Süleyman Dilbirliği, Kore’ye gittiğinde ailesini kaybetmiş bir küçük kız çocuğu bulur ve ona bakmaya başlar. Kore’de kaldığı süre boyunca cephede çocuk bakılır. Birçok duygusal şey yaşanır. Sonra ayrılmak zorunda kalırlar. 60 yıl sonra ise Güney Kore’de yeniden buluşurlar.
Film, hikayesini bu dokunaklı husus üzerine kuruyor. Gişe ya da konvansiyonel sinema dediğimiz çerçevede tarzı olan Ayla, altına girdiği yükün hakkını vermiş diyebiliriz.

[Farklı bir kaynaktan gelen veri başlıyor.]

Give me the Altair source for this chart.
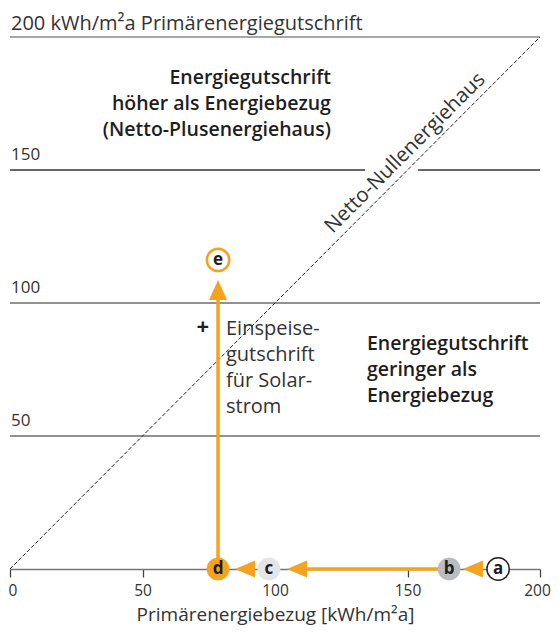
import altair as alt
import pandas as pd

FONT = "Open Sans"
ORANGE = "#F5A31F"

# Points (houses) on the chart
pt_label = ["a", "b", "c", "d", "e"]
pt_x = [184.2, 165.7, 97.7, 78.5, 78.5]
pt_y = [0, 0, 0, 0, 116.2]
pt_fill = ["#FFFFFF", "#B9BDC0", "#E3E5E7", ORANGE, "#FFFFFF"]
pt_stroke = ["#222222", "#B9BDC0", "#E3E5E7", ORANGE, ORANGE]
pt_sw = [1.5, 0.5, 0.5, 0.5, 2.5]

# Arrow shafts
sh_x = [165.7, 78.5]
sh_x2 = [111.5, 78.5]
sh_y = [0, 0]
sh_y2 = [0, 102.0]

# Arrow heads
LEFT = "M-1,0L1,-0.85L1,0.85Z"
UP = "M0,-1L0.9,1L-0.9,1Z"
hd_x = [174.7, 108.3, 88.7, 78.5]
hd_y = [0, 0, 0, 104.9]
hd_shape = [LEFT, LEFT, LEFT, UP]

# Gridlines
gr_y = [50, 100, 150, 150, 200]
gr_x = [0, 0, 0, 154, 0]
gr_x2 = [200, 200, 134, 200, 200]
gr_col = ["#6E6E6E", "#6E6E6E", "#333333", "#333333", "#8A8A8A"]

# Y labels
yl_val = [50, 100, 150, 200]
yl_text = ["50", "100", "150", "200 kWh/m²a Primärenergiegutschrift"]
yl_size = [17, 17, 17, 20]
yl_dy = [-10, -10, -10, -7]

# Annotations
ann_bold_hi = ["Energiegutschrift", "höher als Energiebezug", "(Netto-Plusenergiehaus)"]
ann_bold_hi_y = [184.6, 174.8, 165.0]
ann_bold_lo = ["Energiegutschrift", "geringer als", "Energiebezug"]
ann_bold_lo_y = [84.6, 74.8, 65.0]
ann_feed = ["Einspeise-", "gutschrift", "für Solar-", "strom"]
ann_feed_y = [90.2, 80.5, 70.7, 60.9]

xs = alt.Scale(domain=[0, 200], nice=False)
ys = alt.Scale(domain=[0, 200], nice=False)

grid = alt.Chart(pd.DataFrame({"y": gr_y, "x": gr_x, "x2": gr_x2, "c": gr_col})).mark_rule(strokeWidth=1.3).encode(
    x=alt.X("x:Q", scale=xs, axis=alt.Axis(
        values=[0, 50, 100, 150, 200], title="Primärenergiebezug [kWh/m²a]", grid=False,
        domainColor="#777777", domainWidth=1.3, tickColor="#444444", tickSize=8, tickWidth=1.3,
        labelFont=FONT, labelFontSize=15.5, labelColor="#333333", labelPadding=6,
        labelAlign={"expr": "datum.value == 0 ? 'left' : 'center'"},
        labelOffset={"expr": "datum.value == 0 ? -2 : (datum.value == 200 ? -3 : 0)"},
        titleFont=FONT, titleFontSize=19, titleFontWeight="normal", titleColor="#333333", titlePadding=7,
        labelFlush=False)),
    x2="x2:Q",
    y=alt.Y("y:Q", scale=ys, axis=None),
    color=alt.Color("c:N", scale=None),
)

diag = alt.Chart(pd.DataFrame({"x": [0], "y": [0], "x2": [200], "y2": [200]})).mark_rule(
    strokeWidth=1, strokeDash=[4, 2], color="#222222").encode(
    x=alt.X("x:Q", scale=xs), x2="x2:Q", y=alt.Y("y:Q", scale=ys), y2="y2:Q")

ylab_small = alt.Chart(pd.DataFrame({"y": yl_val[:3], "t": yl_text[:3], "x": [0] * 3})).mark_text(
    align="left", baseline="alphabetic", dx=1, dy=yl_dy[0], font=FONT, fontSize=yl_size[0], color="#333333").encode(
    x=alt.X("x:Q", scale=xs), y=alt.Y("y:Q", scale=ys), text="t:N")

ylab_top = alt.Chart(pd.DataFrame({"y": yl_val[3:], "t": yl_text[3:], "x": [0]})).mark_text(
    align="left", baseline="alphabetic", dx=1, dy=yl_dy[3], font=FONT, fontSize=yl_size[3], color="#333333").encode(
    x=alt.X("x:Q", scale=xs), y=alt.Y("y:Q", scale=ys), text="t:N")

shafts = alt.Chart(pd.DataFrame({"x": sh_x, "x2": sh_x2, "y": sh_y, "y2": sh_y2})).mark_rule(
    strokeWidth=3.5, color=ORANGE).encode(
    x=alt.X("x:Q", scale=xs), x2="x2:Q", y=alt.Y("y:Q", scale=ys), y2="y2:Q")

heads = alt.Chart(pd.DataFrame({"x": hd_x, "y": hd_y, "s": hd_shape})).mark_point(
    filled=True, size=400, color=ORANGE, opacity=1).encode(
    x=alt.X("x:Q", scale=xs), y=alt.Y("y:Q", scale=ys), shape=alt.Shape("s:N", scale=None))

circ = alt.Chart(pd.DataFrame({"x": pt_x, "y": pt_y, "f": pt_fill, "st": pt_stroke, "sw": pt_sw})).mark_point(
    shape="circle", size=500, filled=True, opacity=1).encode(
    x=alt.X("x:Q", scale=xs), y=alt.Y("y:Q", scale=ys),
    fill=alt.Fill("f:N", scale=None), stroke=alt.Stroke("st:N", scale=None),
    strokeWidth=alt.StrokeWidth("sw:Q", scale=None))

letters = alt.Chart(pd.DataFrame({"x": pt_x, "y": pt_y, "t": pt_label})).mark_text(
    font=FONT, fontSize=17, fontWeight="bold", color="#1E1E1E", baseline="middle", dy=0).encode(
    x=alt.X("x:Q", scale=xs), y=alt.Y("y:Q", scale=ys), text="t:N")

hi = alt.Chart(pd.DataFrame({"x": [121.1] * 3, "y": ann_bold_hi_y, "t": ann_bold_hi})).mark_text(
    font=FONT, fontSize=19.5, fontWeight=600, color="#1E1E1E", align="right", baseline="middle").encode(
    x=alt.X("x:Q", scale=xs), y=alt.Y("y:Q", scale=ys), text="t:N")

lo = alt.Chart(pd.DataFrame({"x": [134.7] * 3, "y": ann_bold_lo_y, "t": ann_bold_lo})).mark_text(
    font=FONT, fontSize=19.5, fontWeight=600, color="#1E1E1E", align="left", baseline="middle").encode(
    x=alt.X("x:Q", scale=xs), y=alt.Y("y:Q", scale=ys), text="t:N")

feed = alt.Chart(pd.DataFrame({"x": [81.5] * 4, "y": ann_feed_y, "t": ann_feed})).mark_text(
    font=FONT, fontSize=20, color="#333333", align="left", baseline="middle").encode(
    x=alt.X("x:Q", scale=xs), y=alt.Y("y:Q", scale=ys), text="t:N")

plus = alt.Chart(pd.DataFrame({"x": [72.8], "y": [91.0], "t": ["+"]})).mark_text(
    font=FONT, fontSize=22, fontWeight="bold", color="#1E1E1E", baseline="middle").encode(
    x=alt.X("x:Q", scale=xs), y=alt.Y("y:Q", scale=ys), text="t:N")

netto = alt.Chart(pd.DataFrame({"x": [149.1], "y": [156.4], "t": ["Netto-Nullenergiehaus"]})).mark_text(
    font=FONT, fontSize=20.5, color="#333333", angle=315, baseline="middle").encode(
    x=alt.X("x:Q", scale=xs), y=alt.Y("y:Q", scale=ys), text="t:N")

chart = alt.layer(grid, diag, ylab_small, ylab_top, shafts, heads, circ, letters, hi, lo, feed, plus, netto).properties(
    width=530, height=532,
    autosize=alt.AutoSizeParams(type="none"),
    padding={"left": 2, "top": 29, "right": 11, "bottom": 57},
).configure_view(stroke=None)

chart.save("out.html", embed_options={"renderer": "svg", "actions": False})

Çatışma ve savaş sahneleri başarılı. Bir Hollywood ayarında değil elbet. Zaten bu bütçe ve şartlarda öyle olamaz da… Fekat meselenin hakkından gelinmiş.

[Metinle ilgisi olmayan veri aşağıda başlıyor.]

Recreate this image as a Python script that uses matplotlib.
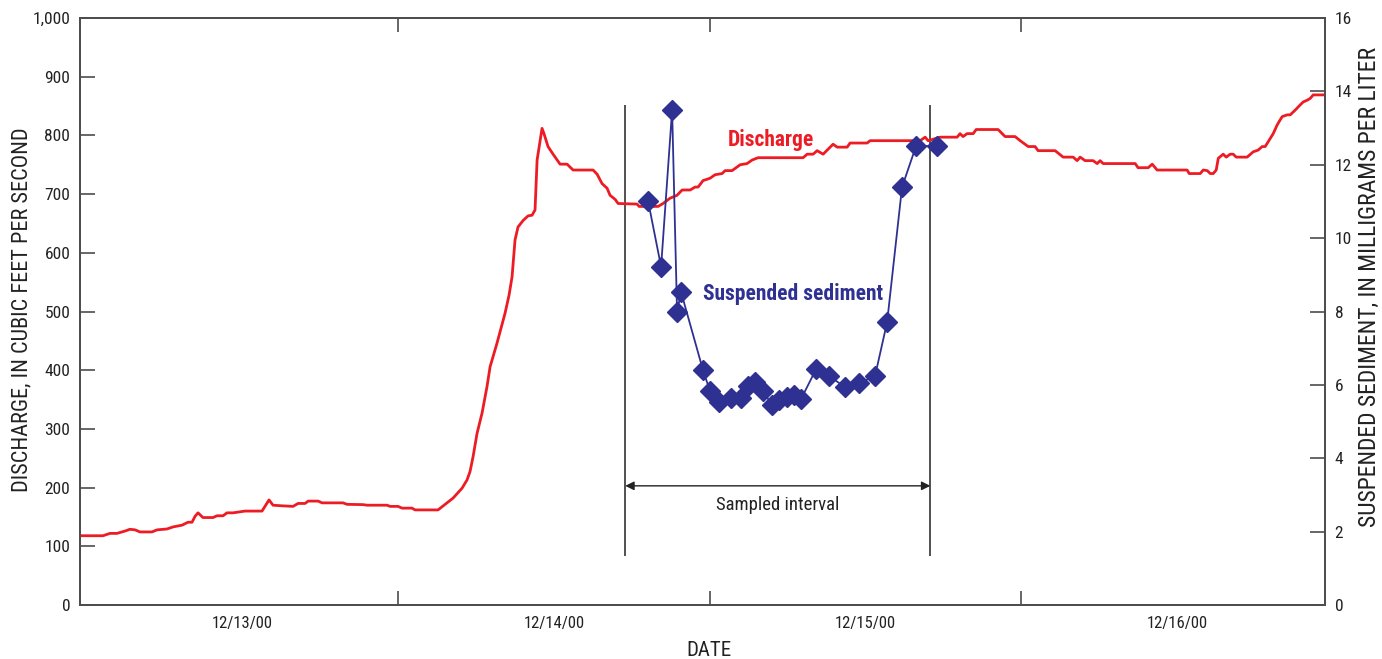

Oscar’da şansımız olur mu? Pek sanmam… Zira Akademi üyeleri, söz konusu yabancı film kategorisi olunca acayip bir havaya bürünüyor. En sanatsal filmi, festival sinemasının en karakteristik örneklerini seçebiliyor. Ayla genel itibariyle Hollywood kodlarıyla yapılmış olsa da yabancı film kategorisinde dengeler öyle değil yani. Yine de başarı dileyelim…
Ayla’yı başarılı kılan en önemli hususlardan biri oyuncular. Televizyon ve sinema sektörünün önemli isimleri Ayla’da bir araya gelmiş. Ali Atay tek başına filme ayrı bir hava katmış. İsmail Hacıoğlu ise yine başarılı bir performans sergilemiş. Diğer tecrübeli isimler de rollerinin hakkını vermiş.

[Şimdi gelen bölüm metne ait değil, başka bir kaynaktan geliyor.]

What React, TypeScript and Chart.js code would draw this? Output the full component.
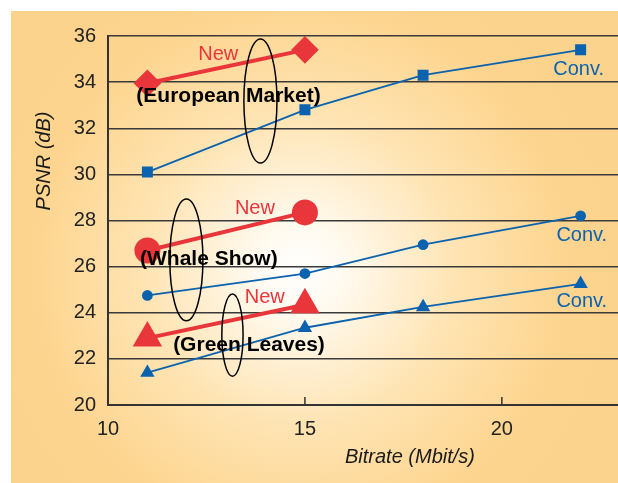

Fahri Atakoğlu imzalı film müziklerinin başarısını da vurgulamak gerek…
Gelelim Ertuğrul meselesine…
Türkiye’nin Asya ülkeleriyle son dönemde yaptığı işbirliği açısından bakıldığında Ayla, Ertuğrul’dan daha başarılı bir film. Belki daha yakın zamanı ele alıyor olması, belki ekip, belki de senaryo. Aslında hepsi…
Son bir not olarak…
Kore Savaşı’nda ABD’nin yanında yer alarak asker gönderen Türkiye’nin genel hikayesinin içindeki özel bir hususa eğilen Ayla, son dönemde gerilen Türkiye-ABD ilişkilerine yara bandı olur mu?
Hayır…
Türkiye’nin ABD ile arasındaki sorunlar öylesine kritik ve derinleşmeye müsait ki, bir filmin bu denli etki edebilmesi mümkün değil.